* _Your goal_: What lines of the data hold the string "React"? Pull each one out.
++++++++
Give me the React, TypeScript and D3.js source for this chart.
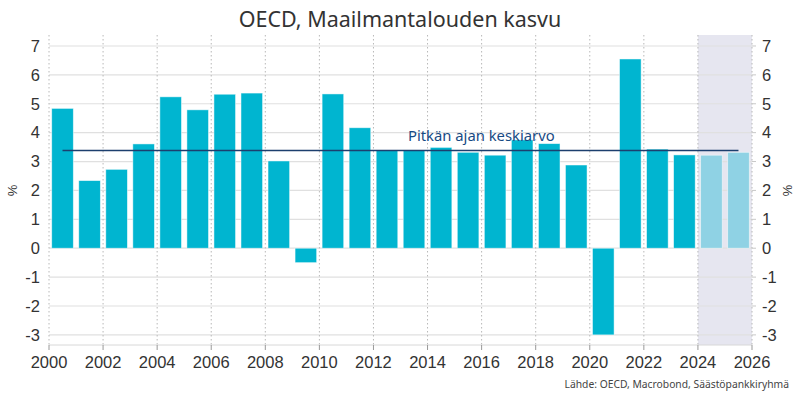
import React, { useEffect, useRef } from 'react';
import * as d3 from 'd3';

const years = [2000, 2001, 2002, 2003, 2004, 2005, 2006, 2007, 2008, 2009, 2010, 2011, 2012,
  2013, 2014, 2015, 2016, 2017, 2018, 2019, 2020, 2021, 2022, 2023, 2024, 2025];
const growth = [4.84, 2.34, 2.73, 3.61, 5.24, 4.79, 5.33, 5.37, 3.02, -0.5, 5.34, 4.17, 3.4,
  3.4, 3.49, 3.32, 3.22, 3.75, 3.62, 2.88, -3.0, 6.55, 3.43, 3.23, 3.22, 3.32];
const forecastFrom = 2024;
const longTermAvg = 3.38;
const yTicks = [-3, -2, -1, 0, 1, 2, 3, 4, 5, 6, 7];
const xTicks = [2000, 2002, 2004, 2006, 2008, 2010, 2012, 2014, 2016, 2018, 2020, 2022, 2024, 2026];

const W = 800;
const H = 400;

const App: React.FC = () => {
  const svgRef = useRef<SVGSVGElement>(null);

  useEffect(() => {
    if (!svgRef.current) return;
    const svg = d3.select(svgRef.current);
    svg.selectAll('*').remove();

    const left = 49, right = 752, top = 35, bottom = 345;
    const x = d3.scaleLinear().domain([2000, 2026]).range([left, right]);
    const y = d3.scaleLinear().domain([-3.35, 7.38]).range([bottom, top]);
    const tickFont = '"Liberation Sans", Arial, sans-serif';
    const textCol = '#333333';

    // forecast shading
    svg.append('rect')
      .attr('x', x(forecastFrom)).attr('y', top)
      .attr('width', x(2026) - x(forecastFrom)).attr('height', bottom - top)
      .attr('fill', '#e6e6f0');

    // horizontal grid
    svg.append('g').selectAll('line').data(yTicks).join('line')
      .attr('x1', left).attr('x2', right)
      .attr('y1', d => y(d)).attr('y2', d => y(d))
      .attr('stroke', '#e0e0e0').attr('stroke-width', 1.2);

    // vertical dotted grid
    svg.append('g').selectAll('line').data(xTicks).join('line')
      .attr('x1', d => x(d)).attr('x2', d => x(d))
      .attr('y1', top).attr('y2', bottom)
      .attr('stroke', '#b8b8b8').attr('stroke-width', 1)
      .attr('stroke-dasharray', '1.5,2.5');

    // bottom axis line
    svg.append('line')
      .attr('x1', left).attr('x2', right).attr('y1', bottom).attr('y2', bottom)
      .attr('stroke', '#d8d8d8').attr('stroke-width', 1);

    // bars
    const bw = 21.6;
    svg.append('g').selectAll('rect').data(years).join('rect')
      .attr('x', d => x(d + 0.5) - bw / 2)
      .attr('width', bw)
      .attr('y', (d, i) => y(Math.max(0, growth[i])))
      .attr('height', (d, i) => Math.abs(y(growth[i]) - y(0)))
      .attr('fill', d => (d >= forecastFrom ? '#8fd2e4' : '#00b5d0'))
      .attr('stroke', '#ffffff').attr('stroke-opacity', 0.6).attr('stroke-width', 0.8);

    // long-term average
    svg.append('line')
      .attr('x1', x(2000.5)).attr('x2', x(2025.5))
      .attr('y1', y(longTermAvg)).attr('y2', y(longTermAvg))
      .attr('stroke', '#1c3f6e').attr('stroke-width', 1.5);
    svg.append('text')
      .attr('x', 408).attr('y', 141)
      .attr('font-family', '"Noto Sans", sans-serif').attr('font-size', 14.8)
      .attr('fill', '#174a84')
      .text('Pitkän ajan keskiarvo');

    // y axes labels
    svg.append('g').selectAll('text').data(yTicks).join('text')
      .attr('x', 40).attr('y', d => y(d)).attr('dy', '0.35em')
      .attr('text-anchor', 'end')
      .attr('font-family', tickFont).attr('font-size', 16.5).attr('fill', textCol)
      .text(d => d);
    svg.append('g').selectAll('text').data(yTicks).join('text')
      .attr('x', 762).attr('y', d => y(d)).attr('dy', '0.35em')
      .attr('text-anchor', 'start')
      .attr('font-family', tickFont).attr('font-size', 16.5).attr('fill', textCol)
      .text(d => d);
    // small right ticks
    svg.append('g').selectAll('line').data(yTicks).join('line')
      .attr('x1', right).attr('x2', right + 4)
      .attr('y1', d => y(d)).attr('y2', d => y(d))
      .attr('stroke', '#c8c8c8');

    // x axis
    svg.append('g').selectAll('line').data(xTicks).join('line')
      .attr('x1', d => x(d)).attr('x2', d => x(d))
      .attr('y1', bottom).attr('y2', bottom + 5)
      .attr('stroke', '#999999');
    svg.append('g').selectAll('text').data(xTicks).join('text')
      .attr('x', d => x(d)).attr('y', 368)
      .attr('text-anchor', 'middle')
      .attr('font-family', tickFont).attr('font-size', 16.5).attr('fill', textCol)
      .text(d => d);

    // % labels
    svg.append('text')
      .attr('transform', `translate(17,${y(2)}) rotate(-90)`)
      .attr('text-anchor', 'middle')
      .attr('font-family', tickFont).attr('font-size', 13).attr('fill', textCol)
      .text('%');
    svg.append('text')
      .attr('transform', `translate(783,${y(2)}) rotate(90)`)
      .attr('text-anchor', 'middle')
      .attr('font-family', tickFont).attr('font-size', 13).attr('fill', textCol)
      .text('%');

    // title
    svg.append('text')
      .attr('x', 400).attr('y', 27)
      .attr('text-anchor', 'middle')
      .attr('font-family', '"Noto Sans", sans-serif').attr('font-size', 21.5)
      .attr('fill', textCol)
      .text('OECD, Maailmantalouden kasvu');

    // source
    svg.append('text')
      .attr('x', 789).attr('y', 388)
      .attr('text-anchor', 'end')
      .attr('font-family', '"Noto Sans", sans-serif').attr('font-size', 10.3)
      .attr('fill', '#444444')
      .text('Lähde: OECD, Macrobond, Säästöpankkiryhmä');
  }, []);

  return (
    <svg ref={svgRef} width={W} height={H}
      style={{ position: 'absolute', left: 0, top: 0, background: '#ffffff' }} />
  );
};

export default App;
++++++++
* _Answer for this exercise_:
Give me the React, TypeScript and D3.js source for this chart.
import React, { useEffect, useRef } from 'react';
const App: React.FC = () => {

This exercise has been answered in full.